Records from a data source

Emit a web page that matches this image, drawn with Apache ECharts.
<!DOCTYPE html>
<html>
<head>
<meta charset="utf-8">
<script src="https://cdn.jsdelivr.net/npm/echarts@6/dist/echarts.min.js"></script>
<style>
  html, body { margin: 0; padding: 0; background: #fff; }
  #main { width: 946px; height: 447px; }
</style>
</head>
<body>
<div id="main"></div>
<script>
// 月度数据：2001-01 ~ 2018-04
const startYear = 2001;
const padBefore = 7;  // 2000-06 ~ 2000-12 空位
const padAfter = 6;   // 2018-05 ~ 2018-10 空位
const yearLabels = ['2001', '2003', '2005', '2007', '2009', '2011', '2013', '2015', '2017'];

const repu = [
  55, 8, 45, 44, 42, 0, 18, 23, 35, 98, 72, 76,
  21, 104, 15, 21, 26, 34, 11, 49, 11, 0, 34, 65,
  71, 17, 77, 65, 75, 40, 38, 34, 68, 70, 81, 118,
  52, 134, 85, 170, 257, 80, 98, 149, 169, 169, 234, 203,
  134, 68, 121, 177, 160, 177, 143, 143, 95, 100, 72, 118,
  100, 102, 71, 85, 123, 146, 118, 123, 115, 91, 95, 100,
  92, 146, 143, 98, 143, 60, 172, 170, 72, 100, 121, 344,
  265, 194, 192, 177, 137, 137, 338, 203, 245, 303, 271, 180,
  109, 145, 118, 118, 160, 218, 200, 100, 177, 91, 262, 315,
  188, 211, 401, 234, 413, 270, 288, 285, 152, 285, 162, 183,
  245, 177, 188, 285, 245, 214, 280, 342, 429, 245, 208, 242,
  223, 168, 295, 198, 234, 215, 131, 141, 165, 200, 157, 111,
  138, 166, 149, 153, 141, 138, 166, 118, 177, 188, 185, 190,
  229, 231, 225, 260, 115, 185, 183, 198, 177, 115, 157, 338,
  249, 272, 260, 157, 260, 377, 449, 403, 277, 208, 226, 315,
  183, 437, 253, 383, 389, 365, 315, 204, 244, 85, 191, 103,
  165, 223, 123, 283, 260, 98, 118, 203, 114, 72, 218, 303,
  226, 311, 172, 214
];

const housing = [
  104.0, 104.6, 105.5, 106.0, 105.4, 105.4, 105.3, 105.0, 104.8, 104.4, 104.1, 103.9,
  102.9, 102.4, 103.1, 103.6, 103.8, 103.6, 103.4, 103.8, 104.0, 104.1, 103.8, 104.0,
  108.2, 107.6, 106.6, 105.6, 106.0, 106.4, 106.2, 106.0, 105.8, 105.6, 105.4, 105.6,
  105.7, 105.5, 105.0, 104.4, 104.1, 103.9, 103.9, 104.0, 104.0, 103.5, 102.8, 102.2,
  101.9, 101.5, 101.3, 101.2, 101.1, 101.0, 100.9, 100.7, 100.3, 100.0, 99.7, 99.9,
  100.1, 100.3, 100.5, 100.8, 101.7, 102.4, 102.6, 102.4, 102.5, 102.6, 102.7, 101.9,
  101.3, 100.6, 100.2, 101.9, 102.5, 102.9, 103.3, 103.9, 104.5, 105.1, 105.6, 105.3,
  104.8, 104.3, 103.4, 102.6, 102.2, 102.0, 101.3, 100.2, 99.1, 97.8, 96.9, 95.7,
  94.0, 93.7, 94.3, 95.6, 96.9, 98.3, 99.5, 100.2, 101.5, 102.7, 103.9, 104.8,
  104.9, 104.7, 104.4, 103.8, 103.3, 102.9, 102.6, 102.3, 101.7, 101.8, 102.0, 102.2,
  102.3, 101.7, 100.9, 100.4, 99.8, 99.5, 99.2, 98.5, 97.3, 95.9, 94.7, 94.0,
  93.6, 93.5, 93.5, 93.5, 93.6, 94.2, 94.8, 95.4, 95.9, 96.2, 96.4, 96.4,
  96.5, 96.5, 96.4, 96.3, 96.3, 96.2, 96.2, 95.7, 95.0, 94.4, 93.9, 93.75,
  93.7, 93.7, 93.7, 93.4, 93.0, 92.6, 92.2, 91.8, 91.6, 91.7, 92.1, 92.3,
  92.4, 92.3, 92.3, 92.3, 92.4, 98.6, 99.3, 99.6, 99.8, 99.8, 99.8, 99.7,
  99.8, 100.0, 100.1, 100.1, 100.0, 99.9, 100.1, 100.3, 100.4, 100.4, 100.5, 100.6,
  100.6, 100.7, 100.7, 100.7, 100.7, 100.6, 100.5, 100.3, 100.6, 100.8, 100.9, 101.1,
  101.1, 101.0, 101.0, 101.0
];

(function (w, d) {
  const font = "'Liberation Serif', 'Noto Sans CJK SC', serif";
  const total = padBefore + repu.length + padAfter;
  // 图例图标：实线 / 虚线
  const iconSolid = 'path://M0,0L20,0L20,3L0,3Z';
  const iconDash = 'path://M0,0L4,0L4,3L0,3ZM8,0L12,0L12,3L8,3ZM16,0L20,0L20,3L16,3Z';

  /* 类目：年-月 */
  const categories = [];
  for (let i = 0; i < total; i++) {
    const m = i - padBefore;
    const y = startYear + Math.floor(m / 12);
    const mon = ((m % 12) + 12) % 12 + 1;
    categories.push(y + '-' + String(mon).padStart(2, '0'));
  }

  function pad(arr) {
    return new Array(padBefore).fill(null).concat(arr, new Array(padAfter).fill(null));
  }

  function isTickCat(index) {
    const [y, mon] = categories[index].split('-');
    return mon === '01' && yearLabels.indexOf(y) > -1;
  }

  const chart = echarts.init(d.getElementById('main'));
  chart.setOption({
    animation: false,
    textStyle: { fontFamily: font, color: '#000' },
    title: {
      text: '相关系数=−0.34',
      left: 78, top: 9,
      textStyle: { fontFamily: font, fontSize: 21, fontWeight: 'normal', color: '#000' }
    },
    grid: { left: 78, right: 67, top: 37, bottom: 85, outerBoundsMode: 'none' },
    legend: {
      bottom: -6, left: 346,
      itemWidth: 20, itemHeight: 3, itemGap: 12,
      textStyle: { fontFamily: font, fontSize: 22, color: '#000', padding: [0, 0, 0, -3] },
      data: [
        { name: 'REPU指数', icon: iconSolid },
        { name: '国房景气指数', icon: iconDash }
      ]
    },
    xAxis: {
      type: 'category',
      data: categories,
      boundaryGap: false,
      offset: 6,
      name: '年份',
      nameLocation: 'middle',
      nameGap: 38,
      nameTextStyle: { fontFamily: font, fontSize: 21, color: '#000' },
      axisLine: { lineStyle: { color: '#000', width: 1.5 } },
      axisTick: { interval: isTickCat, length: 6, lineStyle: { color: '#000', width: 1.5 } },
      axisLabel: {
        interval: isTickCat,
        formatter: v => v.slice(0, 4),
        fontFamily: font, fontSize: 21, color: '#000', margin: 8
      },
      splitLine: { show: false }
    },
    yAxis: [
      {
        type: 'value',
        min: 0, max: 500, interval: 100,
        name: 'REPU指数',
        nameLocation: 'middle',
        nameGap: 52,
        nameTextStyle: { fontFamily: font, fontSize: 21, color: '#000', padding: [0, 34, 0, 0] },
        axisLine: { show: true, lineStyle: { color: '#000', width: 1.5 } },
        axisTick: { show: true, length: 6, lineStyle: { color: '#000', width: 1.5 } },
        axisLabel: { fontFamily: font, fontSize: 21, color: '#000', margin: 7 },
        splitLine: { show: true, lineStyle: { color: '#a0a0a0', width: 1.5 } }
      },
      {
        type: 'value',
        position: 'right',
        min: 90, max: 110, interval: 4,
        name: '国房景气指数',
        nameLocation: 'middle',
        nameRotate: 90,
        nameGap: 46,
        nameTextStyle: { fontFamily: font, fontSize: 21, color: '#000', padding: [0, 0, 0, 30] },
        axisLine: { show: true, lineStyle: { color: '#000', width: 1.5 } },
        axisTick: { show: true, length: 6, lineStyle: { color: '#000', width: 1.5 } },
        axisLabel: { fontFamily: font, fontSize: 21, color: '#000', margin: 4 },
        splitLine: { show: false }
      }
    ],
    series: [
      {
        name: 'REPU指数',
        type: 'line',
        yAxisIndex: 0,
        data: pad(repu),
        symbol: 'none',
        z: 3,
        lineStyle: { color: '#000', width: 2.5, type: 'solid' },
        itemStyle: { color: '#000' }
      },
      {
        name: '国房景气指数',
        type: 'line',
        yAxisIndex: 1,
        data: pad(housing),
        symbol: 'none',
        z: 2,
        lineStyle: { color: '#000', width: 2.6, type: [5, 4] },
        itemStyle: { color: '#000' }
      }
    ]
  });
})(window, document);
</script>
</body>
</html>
---
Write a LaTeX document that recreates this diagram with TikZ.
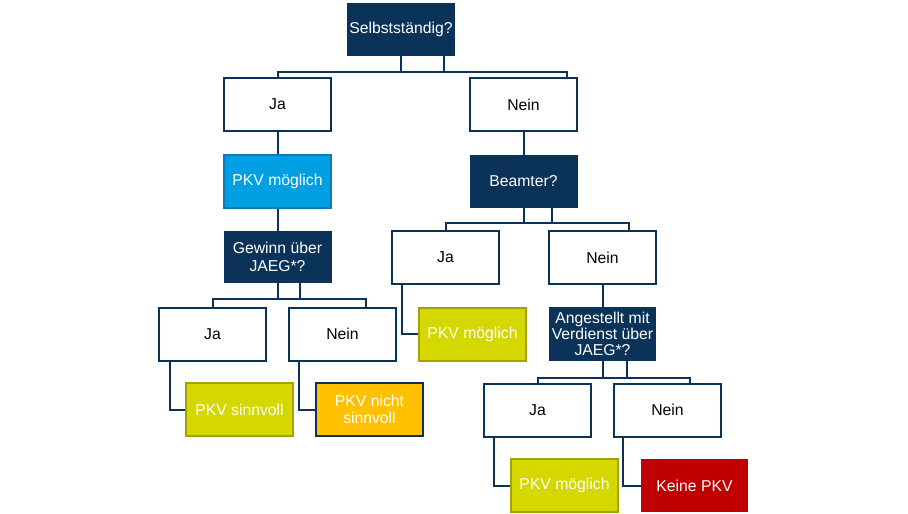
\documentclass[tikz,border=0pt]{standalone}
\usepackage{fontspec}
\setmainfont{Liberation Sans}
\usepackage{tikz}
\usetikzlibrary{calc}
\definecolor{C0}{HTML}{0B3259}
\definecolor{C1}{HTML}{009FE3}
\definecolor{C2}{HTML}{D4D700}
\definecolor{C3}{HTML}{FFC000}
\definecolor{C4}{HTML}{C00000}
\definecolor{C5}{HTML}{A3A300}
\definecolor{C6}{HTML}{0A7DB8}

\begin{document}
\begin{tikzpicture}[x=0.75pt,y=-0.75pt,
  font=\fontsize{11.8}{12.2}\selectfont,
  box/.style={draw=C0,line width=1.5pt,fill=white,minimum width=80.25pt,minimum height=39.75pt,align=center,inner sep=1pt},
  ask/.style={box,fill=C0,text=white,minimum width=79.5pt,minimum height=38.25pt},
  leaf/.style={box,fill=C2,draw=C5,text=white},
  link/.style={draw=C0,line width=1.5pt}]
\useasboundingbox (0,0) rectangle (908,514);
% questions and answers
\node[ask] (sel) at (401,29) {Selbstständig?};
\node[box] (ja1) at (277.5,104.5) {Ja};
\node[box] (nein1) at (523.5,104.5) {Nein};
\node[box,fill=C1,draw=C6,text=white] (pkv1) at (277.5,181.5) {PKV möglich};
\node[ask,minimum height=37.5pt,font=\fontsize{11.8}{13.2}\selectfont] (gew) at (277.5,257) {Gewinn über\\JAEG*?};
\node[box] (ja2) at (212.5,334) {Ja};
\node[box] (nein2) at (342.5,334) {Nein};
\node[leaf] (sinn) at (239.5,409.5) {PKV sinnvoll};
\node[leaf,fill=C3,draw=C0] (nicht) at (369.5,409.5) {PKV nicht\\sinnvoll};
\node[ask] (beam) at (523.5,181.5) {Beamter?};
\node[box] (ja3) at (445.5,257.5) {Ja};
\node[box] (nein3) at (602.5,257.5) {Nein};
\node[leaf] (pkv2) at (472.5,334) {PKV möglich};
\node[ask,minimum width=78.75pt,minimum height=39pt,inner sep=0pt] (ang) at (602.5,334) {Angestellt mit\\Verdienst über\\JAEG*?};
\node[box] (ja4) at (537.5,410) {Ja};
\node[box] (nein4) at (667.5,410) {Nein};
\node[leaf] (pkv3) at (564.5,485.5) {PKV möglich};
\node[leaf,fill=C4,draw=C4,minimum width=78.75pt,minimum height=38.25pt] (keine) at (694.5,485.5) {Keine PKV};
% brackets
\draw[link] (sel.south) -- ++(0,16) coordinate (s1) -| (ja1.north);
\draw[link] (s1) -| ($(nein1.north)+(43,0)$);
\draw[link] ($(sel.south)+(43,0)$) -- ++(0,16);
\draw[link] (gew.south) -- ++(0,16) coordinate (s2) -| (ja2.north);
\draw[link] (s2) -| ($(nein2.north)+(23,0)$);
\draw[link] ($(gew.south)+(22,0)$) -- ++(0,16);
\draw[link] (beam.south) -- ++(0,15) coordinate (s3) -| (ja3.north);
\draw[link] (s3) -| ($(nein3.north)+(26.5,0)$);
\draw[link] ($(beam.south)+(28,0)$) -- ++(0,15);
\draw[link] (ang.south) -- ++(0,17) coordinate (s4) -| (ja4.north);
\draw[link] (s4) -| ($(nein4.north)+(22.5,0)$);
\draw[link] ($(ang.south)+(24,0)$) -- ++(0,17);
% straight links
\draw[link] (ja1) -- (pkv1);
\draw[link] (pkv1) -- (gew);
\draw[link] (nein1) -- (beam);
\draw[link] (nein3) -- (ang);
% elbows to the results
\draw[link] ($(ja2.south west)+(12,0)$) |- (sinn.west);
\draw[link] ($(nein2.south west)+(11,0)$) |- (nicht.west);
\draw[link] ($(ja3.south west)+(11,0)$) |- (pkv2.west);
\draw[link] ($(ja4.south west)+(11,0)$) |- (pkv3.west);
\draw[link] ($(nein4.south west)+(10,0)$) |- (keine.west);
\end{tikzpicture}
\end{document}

(YOUR OBJECTIVE) Every line holding "that" should be copied out.

(THE ANSWER)
Emit a web page that matches this image, drawn with Apache ECharts.
Write a LaTeX document that recreates this diagram with TikZ.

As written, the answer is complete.